→ **Task instructions**
Output every line of the material exactly, omitting images.

>> Begin Provided material

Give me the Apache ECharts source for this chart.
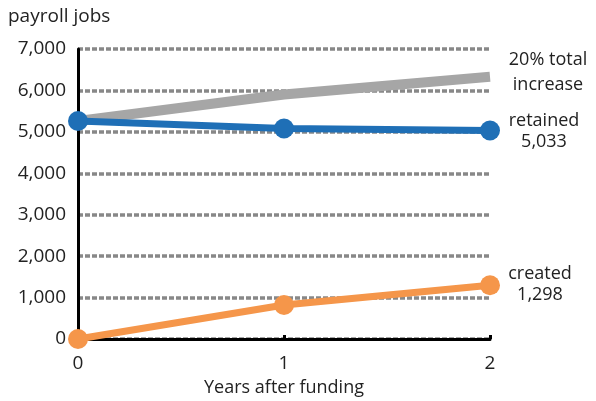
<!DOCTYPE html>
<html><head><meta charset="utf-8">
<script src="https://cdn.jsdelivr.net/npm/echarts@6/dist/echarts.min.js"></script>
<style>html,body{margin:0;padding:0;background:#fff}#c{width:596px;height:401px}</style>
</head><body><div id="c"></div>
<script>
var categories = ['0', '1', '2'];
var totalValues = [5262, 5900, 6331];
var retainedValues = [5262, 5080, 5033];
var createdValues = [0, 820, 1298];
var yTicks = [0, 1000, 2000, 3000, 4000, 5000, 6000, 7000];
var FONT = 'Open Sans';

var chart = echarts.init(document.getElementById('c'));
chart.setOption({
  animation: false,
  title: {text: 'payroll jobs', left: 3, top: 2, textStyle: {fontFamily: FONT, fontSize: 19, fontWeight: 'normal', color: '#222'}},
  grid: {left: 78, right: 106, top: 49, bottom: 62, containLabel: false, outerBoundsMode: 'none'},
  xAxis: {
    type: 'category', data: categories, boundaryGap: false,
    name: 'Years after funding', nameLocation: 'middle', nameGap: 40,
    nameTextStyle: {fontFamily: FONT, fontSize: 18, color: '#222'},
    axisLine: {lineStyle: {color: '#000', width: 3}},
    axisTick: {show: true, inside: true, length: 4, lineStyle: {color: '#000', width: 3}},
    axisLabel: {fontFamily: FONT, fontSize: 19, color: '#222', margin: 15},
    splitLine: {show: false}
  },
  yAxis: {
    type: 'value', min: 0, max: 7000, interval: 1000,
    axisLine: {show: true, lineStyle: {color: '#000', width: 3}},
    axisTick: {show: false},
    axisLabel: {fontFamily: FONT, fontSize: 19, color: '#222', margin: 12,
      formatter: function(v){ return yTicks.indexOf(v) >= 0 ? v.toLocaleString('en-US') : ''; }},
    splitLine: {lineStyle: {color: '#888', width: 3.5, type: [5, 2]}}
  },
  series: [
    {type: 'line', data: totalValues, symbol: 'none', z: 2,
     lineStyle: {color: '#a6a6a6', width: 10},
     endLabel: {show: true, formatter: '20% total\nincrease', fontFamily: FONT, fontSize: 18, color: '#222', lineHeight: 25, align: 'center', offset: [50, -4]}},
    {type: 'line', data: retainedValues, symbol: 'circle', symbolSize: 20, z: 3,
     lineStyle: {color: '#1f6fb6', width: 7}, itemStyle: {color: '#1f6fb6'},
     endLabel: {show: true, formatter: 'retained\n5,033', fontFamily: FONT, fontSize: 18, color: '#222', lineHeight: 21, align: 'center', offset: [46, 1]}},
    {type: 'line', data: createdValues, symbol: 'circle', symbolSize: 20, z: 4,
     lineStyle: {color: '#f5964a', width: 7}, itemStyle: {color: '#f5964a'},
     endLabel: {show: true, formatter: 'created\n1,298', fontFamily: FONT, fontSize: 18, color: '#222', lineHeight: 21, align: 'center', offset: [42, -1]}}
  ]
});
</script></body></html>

>> End Provided material

→ **Answer**
Give me the Apache ECharts source for this chart.
<!DOCTYPE html>
<html><head><meta charset="utf-8">
<script src="https://cdn.jsdelivr.net/npm/echarts@6/dist/echarts.min.js"></script>
<style>html,body{margin:0;padding:0;background:#fff}#c{width:596px;height:401px}</style>
</head><body><div id="c"></div>
<script>
var categories = ['0', '1', '2'];
var totalValues = [5262, 5900, 6331];
var retainedValues = [5262, 5080, 5033];
var createdValues = [0, 820, 1298];
var yTicks = [0, 1000, 2000, 3000, 4000, 5000, 6000, 7000];
var FONT = 'Open Sans';

var chart = echarts.init(document.getElementById('c'));
chart.setOption({
  animation: false,
  title: {text: 'payroll jobs', left: 3, top: 2, textStyle: {fontFamily: FONT, fontSize: 19, fontWeight: 'normal', color: '#222'}},
  grid: {left: 78, right: 106, top: 49, bottom: 62, containLabel: false, outerBoundsMode: 'none'},
  xAxis: {
    type: 'category', data: categories, boundaryGap: false,
    name: 'Years after funding', nameLocation: 'middle', nameGap: 40,
    nameTextStyle: {fontFamily: FONT, fontSize: 18, color: '#222'},
    axisLine: {lineStyle: {color: '#000', width: 3}},
    axisTick: {show: true, inside: true, length: 4, lineStyle: {color: '#000', width: 3}},
    axisLabel: {fontFamily: FONT, fontSize: 19, color: '#222', margin: 15},
    splitLine: {show: false}
  },
  yAxis: {
    type: 'value', min: 0, max: 7000, interval: 1000,
    axisLine: {show: true, lineStyle: {color: '#000', width: 3}},
    axisTick: {show: false},
    axisLabel: {fontFamily: FONT, fontSize: 19, color: '#222', margin: 12,
      formatter: function(v){ return yTicks.indexOf(v) >= 0 ? v.toLocaleString('en-US') : ''; }},
    splitLine: {lineStyle: {color: '#888', width: 3.5, type: [5, 2]}}
  },
  series: [
    {type: 'line', data: totalValues, symbol: 'none', z: 2,
     lineStyle: {color: '#a6a6a6', width: 10},
     endLabel: {show: true, formatter: '20% total\nincrease', fontFamily: FONT, fontSize: 18, color: '#222', lineHeight: 25, align: 'center', offset: [50, -4]}},
    {type: 'line', data: retainedValues, symbol: 'circle', symbolSize: 20, z: 3,
     lineStyle: {color: '#1f6fb6', width: 7}, itemStyle: {color: '#1f6fb6'},
     endLabel: {show: true, formatter: 'retained\n5,033', fontFamily: FONT, fontSize: 18, color: '#222', lineHeight: 21, align: 'center', offset: [46, 1]}},
    {type: 'line', data: createdValues, symbol: 'circle', symbolSize: 20, z: 4,
     lineStyle: {color: '#f5964a', width: 7}, itemStyle: {color: '#f5964a'},
     endLabel: {show: true, formatter: 'created\n1,298', fontFamily: FONT, fontSize: 18, color: '#222', lineHeight: 21, align: 'center', offset: [42, -1]}}
  ]
});
</script></body></html>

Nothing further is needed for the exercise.